All of this means implementing WikiRate's vision on separate sites, as Wikipedia does, would not work. We do not want companies to score differently in different languages, nor do we want to multiply a company’s' reporting overhead by asking them to respond to the same questions on multiple sites. We don't want transparency scores to be based on separate sites that users can't see. Perhaps most importantly, we want the world-wide community of wikirate users to be able to speak with a unified voice in pushing to "make companies clear" and to enjoy facing the cross-cultural challenges of working on this together.
Current problems / bugs:
The following issues are problematic even in monolingual (non-English) contexts:
- lots of hard-coded English, no default content for other languages.
- the current name key mechanism is based on English pluralization
- international content basically works, but sometimes (as in inclusion and probably links) content is breaking largely because of unicode characters getting treated as html entities.
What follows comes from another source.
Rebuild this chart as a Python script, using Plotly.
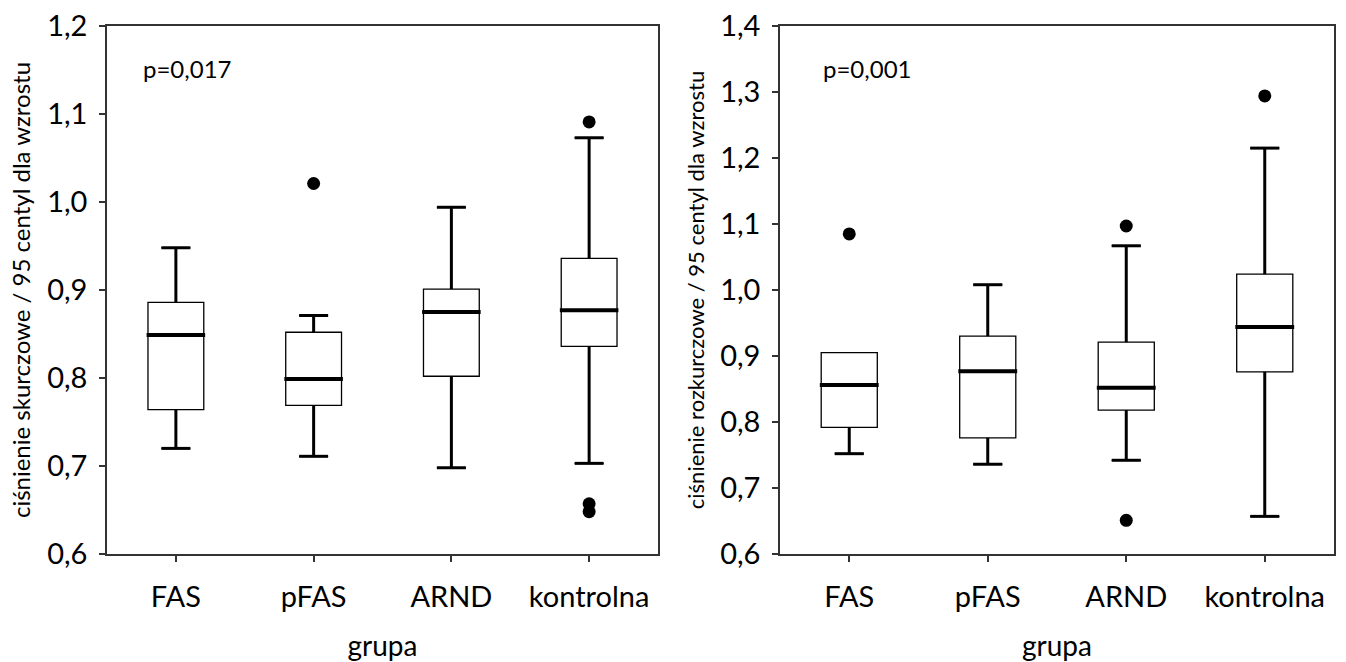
import plotly.graph_objects as go

categories = ["FAS", "pFAS", "ARND", "kontrolna"]

# Left panel: systolic pressure / 95th percentile for height
sys_lower = [0.720, 0.711, 0.698, 0.703]
sys_q1 = [0.764, 0.769, 0.802, 0.836]
sys_median = [0.849, 0.799, 0.875, 0.877]
sys_q3 = [0.886, 0.852, 0.901, 0.936]
sys_upper = [0.948, 0.871, 0.994, 1.073]
sys_out_cat = [1, 3, 3, 3]
sys_out_val = [1.021, 1.091, 0.657, 0.648]

# Right panel: diastolic pressure / 95th percentile for height
dia_lower = [0.752, 0.736, 0.742, 0.657]
dia_q1 = [0.792, 0.776, 0.818, 0.876]
dia_median = [0.856, 0.877, 0.852, 0.944]
dia_q3 = [0.905, 0.930, 0.921, 1.024]
dia_upper = [0.905, 1.008, 1.067, 1.215]   # FAS: no upper whisker (ends at Q3)
dia_out_cat = [0, 2, 2, 3]
dia_out_val = [1.085, 1.097, 0.651, 1.294]

p_texts = ["p=0,017", "p=0,001"]
y_titles = ["ciśnienie skurczowe / 95 centyl dla wzrostu",
            "ciśnienie rozkurczowe / 95 centyl dla wzrostu"]
x_title = "grupa"

BOX_W = 0.405
CAP_HALF = 0.105
FONT = "Lato"

fig = go.Figure()


def add_panel(lower, q1, med, q3, upper, out_cat, out_val, xa, ya):
    xs = list(range(len(categories)))
    fig.add_trace(go.Box(
        x=xs, q1=q1, median=med, q3=q3, lowerfence=lower, upperfence=upper,
        width=BOX_W, whiskerwidth=0.52, fillcolor="white",
        line=dict(color="black", width=1.3), boxpoints=False,
        xaxis=xa, yaxis=ya, showlegend=False, hoverinfo="skip"))
    # thick whiskers with caps
    wx, wy = [], []
    for i in xs:
        if upper[i] > q3[i]:
            wx += [i, i, None, i - CAP_HALF, i + CAP_HALF, None]
            wy += [q3[i], upper[i], None, upper[i], upper[i], None]
        if lower[i] < q1[i]:
            wx += [i, i, None, i - CAP_HALF, i + CAP_HALF, None]
            wy += [q1[i], lower[i], None, lower[i], lower[i], None]
    fig.add_trace(go.Scatter(x=wx, y=wy, mode="lines",
                             line=dict(color="black", width=3),
                             xaxis=xa, yaxis=ya, showlegend=False, hoverinfo="skip"))
    # thick medians
    mx, my = [], []
    for i in xs:
        mx += [i - BOX_W / 2 - 0.01, i + BOX_W / 2 + 0.01, None]
        my += [med[i], med[i], None]
    fig.add_trace(go.Scatter(x=mx, y=my, mode="lines",
                             line=dict(color="black", width=4),
                             xaxis=xa, yaxis=ya, showlegend=False, hoverinfo="skip"))
    fig.add_trace(go.Scatter(x=out_cat, y=out_val, mode="markers",
                             marker=dict(color="black", size=13),
                             xaxis=xa, yaxis=ya, showlegend=False, hoverinfo="skip"))


add_panel(sys_lower, sys_q1, sys_median, sys_q3, sys_upper, sys_out_cat, sys_out_val, "x", "y")
add_panel(dia_lower, dia_q1, dia_median, dia_q3, dia_upper, dia_out_cat, dia_out_val, "x2", "y2")

W, H = 1346, 662
left_dom = [107 / W, 658 / W]
right_dom = [780 / W, 1334 / W]
y_dom = [1 - 554 / H, 1 - 26 / H]

axis_common = dict(showline=True, linecolor="#333333", linewidth=1.5, mirror=True,
                   ticks="outside", ticklen=6, tickwidth=1.5, tickcolor="#333333",
                   showgrid=False, zeroline=False, automargin=False)

xfont = dict(family=FONT, size=29, color="black")
yfont = dict(family=FONT, size=29, color="black")
xtitle_font = dict(family=FONT, size=28, color="black")

fig.update_layout(
    width=W, height=H, template="none", separators=", ",
    paper_bgcolor="white", plot_bgcolor="white",
    margin=dict(l=0, r=0, t=0, b=0),
    showlegend=False,
    xaxis=dict(domain=left_dom, range=[-0.5, 3.5], tickvals=[0, 1, 2, 3], ticktext=categories,
               anchor="y", tickfont=xfont, ticklabelstandoff=10,
               title=dict(text=x_title, font=xtitle_font, standoff=34),
               **axis_common),
    yaxis=dict(domain=y_dom, range=[0.6, 1.2], dtick=0.1, tick0=0.6, tickformat=".1f",
               anchor="x", tickfont=yfont, ticklabelstandoff=6,
               title=dict(text=y_titles[0], font=dict(family=FONT, size=24, color="black"), standoff=10),
               **axis_common),
    xaxis2=dict(domain=right_dom, range=[-0.5, 3.5], tickvals=[0, 1, 2, 3], ticktext=categories,
                anchor="y2", tickfont=xfont, ticklabelstandoff=10,
                title=dict(text=x_title, font=xtitle_font, standoff=34),
                **axis_common),
    yaxis2=dict(domain=y_dom, range=[0.6, 1.4], dtick=0.1, tick0=0.6, tickformat=".1f",
                anchor="x2", tickfont=yfont, ticklabelstandoff=6,
                title=dict(text=y_titles[1], font=dict(family=FONT, size=22, color="black"), standoff=10),
                **axis_common),
)

fig.add_annotation(text=p_texts[0], xref="x domain", yref="y domain", x=0.062, y=0.92,
                   xanchor="left", yanchor="middle", showarrow=False,
                   font=dict(family=FONT, size=24, color="black"))
fig.add_annotation(text=p_texts[1], xref="x2 domain", yref="y2 domain", x=0.074, y=0.92,
                   xanchor="left", yanchor="middle", showarrow=False,
                   font=dict(family=FONT, size=24, color="black"))

fig.write_html("out.html")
We may be able to change this behavior by messing with this tinyMCE setting (they've changed their dosc infrastructure, probly need new link):
Name Uniqueness For example, it’s always been the case that, ...
Data Representation We will need to make, at a minimum, this alteration to the cards table:
cards + lang + translatee_id The basic ...
- In the case of “Strict”, this proposal assumes that a given word can be translated between two languages in a
Found ICU and ruby bindings -- ...
I need to add a lot more examples...
Playing with more general character classes: https://gist.github.com/GerryG/5f2993f262fbe14f57f2
I also updated the link in the old discussion for that ICU library for ruby.
Cool proposal, questions coming up as I read it. There is some footprint of this in the cardnames, and we should be able to translate the user presentation of a lot of system features by just having cardnames for the same card. Note Numeric Name Parts, which would make the key representation Universal for some name parts, whether or not there are existing names in different languages.
I think some of your monolingual examples could be Strict or maybe that is Mapped. The codenames will be mono-lingual, but multiple names and sometimes content would allow *create and *read to just have translated names doing most of the work. You seem to be connecting Strict with contractual things, but it can be used with functional things too. Maybe there is space between Strict and Free and the tools you envision to maintain strict translations can instead tell you how much in sync the different versions are and which ones are authoritative. If more than one is considered authoritative, they shouldn't contradict, they should convey as close as possible the same meaning.
Are Strict and Mapped related? Maybe one is just more specific, the other a subset of other, functionally. You'll desire more translations for a mapped card, and will want to translate updates, but would be more tolerant of being temporarily out of sync. Would you want to list required languages in a rule or something for Strict cards?
Good points about numeric name parts. I like that idea a lot. (Will follow up there at some point)
Strict and Mapped are quite different. Strict refers to *actual* translations, where Mapped refers to virtual translations. You would not want to store mapped translations in the database, but strict translations *must* be stored there. So, no, I wouldn't consider one a subset of the other.
"You seem to be connecting Strict with contractual things, but it can be used with functional things too". I want very much to avoid that. Wherever possible, functional things should only be represented once and then translated automatically.
I agree that some of the Monolingual examples could be Mapped. The most common case for Mapped is Pointers (cards which are entirely comprised of mapped references), and several of the rules I mentioned as Monolingual candidates (eg permissions) are pointers and thus probably more naturally mapped. *structure rules are a little more ambiguous, because it's possible to put non-referential natural language content in them, but in general that's going to be a poor choice in a multilingual context, so they, too, may make sense to treat as Mapped in multilingual sites.
I also resonate with your thoughts about the strict translation having a canonical version. Actually, I kind of think all strict translations will need to set one of the versions as canonical and then update from there, though we will want to be able to change which is canonical. The data representation embraces this. But I would say that the idea that translations "shouldn't contradict" isn't really "between Strict and Free"; that's just Strict. That's pretty much how I would define it.
All I'm saying is that there is a spectrum of both translation quality and synchronization. Perfection isn't really an option, but "strict" will represent a place pretty close to that end of the scale, but lots of times things will be in flux. I'm saying metrics relating to updates (sync) and quality (high standard of strictness) will be good to have for any community target required.